The epitome of this was Bush's Chief of Staff explaining that the push for the Iraq war began in September 2002 instead of August because "you don't launch a new product in August."

I know politicians, especially the shadier ones like the current government will still do this sort of crass commercialization of politics but it should be a shameful thing done in secret, not something their allies brag openly about. 

Yeah, the government is allowing big oil to destroy the biosphere, wasting billions on a lemon of a fighter jet and makes the Lannisters look like ethical paragons whenever they're caught doing anything improper, but here, we stuck a "New and Improved!" sticker on the label and came up with a new jingle!  All's well!




We should be talking about a policy shuffle first, and if doing that requires some personnel to move around, fine.  That we still fixate on the personalities first is a sign how far the rot goes.


Thursday, July 4, 2013

A Skeptical Look at Turks And Caicos Joining Canada

I'm sorry, I can't get enthusiastic about Canada having its own tropical paradise without wondering what the financial angle is.  The biggest alarm bells for me come from Turks and Caicos being notoriously corrupt (to the point that the UK Government took away home rule in 2009), with a higher banking secrecy rating (90) than Switzerland (78) and the Caymans (77) and "absolutely no taxes."  Well, ok, it seems they have a tax on hotel rooms and a "stamp duty" (which if I read correctly is mostly to cover transfers of money from the island back to the UK).

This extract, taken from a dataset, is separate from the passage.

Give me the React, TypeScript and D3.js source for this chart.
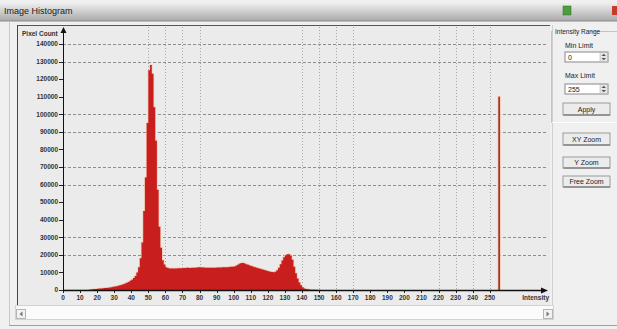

This increasingly looks like a scheme to set up a tax haven within Canada.  Forget racing to the bottom against Alberta, Canadian provinces would be plummeting toward the bottom well behind a micro-province with next to no taxes, a massive influx of the wealthy setting up residences there (for the attractive climate of course), and absurd levels of banking and financial secrecy.

A couple findings from that last:
  • Turks and Caicos does not adequately curtail banking secrecy
  • Turks and Caicos Islands does not maintain company ownership details in official records
  • Turks and Caicos Islands does not require that ownership of companies is put on public record
  • Turks and Caicos Islands does allow harmful legal vehicles (nb. reference to trusts)
Any of the people pushing this idea could have massive investiments there, and there would be no way to know. 

Yes, it's true if the place became a province (or territory) it would be subject to Canadian income tax.  It would also receive equalization, and though the population is small, given that their GDP per capita is about one-quarter that of Canada, it wouldn't be a trivial amount, in order to bring the island government's ability to offer comparable services up to Canadian standards. The key thing about Canada's financial laws is that they are mostly provincial, a power the provinces have zealously guarded, in particular over this government's proposal to set up a federal regulator for stock markets

Sure, ordinary Canadians would benefit from having the ability to fly domestic to a place that would run on the Canadian dollar for vacations. That's not really much of a benefit for the one or maybe two (and often less than one) annual trips to warm locales that the typical Canadian takes. We'd be subsidizing a libertarian paradise for our 1% to park their wealth, run their businesses (via teleconference) and shirk their duties to the commons.  It would likely become even less of a benefit as I expect prices to visit (and especially to buy real estate) on the islands would soar and there wouldn't really be much employment in the jobs most of us have. 

Conservative politicians have been pushing this idea since Borden in 1917 (and one NDPer in '74) and it's not hard to see why it appeals to them.   The UK seems willing to give up the islands, probably because the "Tax Haven Capital of the World" is already in London and they have plenty of other warm-weather overseas territories for their 1% to winter in (also notorious tax havens).  Canada's conservatives and business elite are just jealous of this arrangement, but that's no reason we should be beguiled by the mirage of beautiful beaches and warm ocean waters.